The art of gilding was known to the ancients. According to Herodotus, the Egyptians were accustomed to gild wood and metals; and gilding by means of gold plates is frequently mentioned in the Old Testament. Pliny the Elder informs us that the first gilding seen at Rome was after the destruction of Carthage, under the censorship of Lucius Mummius, when the Romans began to gild the ceilings of their temples and palaces, the Capitol being the first place on which this process was used. But he adds that luxury advanced on them so rapidly that in a little time you might see all, even private and poor persons, gild the walls, vaults, and other parts of their dwellings. Owing to the comparative thickness of the gold leaf used in ancient gilding, the traces of it which yet remain are remarkably brilliant and solid.
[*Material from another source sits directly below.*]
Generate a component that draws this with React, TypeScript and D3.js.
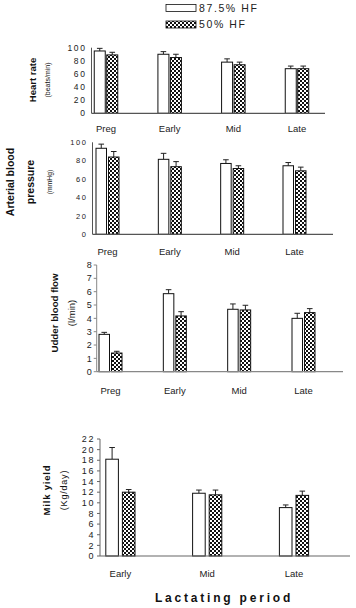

For the gilding of copper, employed in the decoration of temple domes and other large works, the following is an outline of the processes employed. The metal surface is thoroughly scraped, cleaned and polished, and next heated in a fire sufficiently to remove any traces of grease or other impurity which may remain from the operation of polishing. It is then dipped in an acid solution prepared from dried, unripe apricots, and rubbed with pumice or brick powder. Next the surface is rubbed over with mercury, which forms a superficial amalgam with the copper, after which it is left some hours in clean water, again washed with the acid solution, and dried. It is now ready for receiving the gold, which is laid on in leaf, and, on adhering, assumes a grey appearance from combining with the mercury, but on the application of heat the latter metal volatilizes, leaving the gold a dull greyish hue. The colour is brought up by means of rubbing with agate burnishers. The weight of mercury used in this process is double that of the gold laid on.

For the gilding of iron or steel, the surface is first scratched over with chequered lines, then washed in a hot solution of green apricots, dried and heated just short of red-heat. The gold-leaf is then laid on, and rubbed in with agate burnishers, when it adheres by catching into the prepared scratched surface.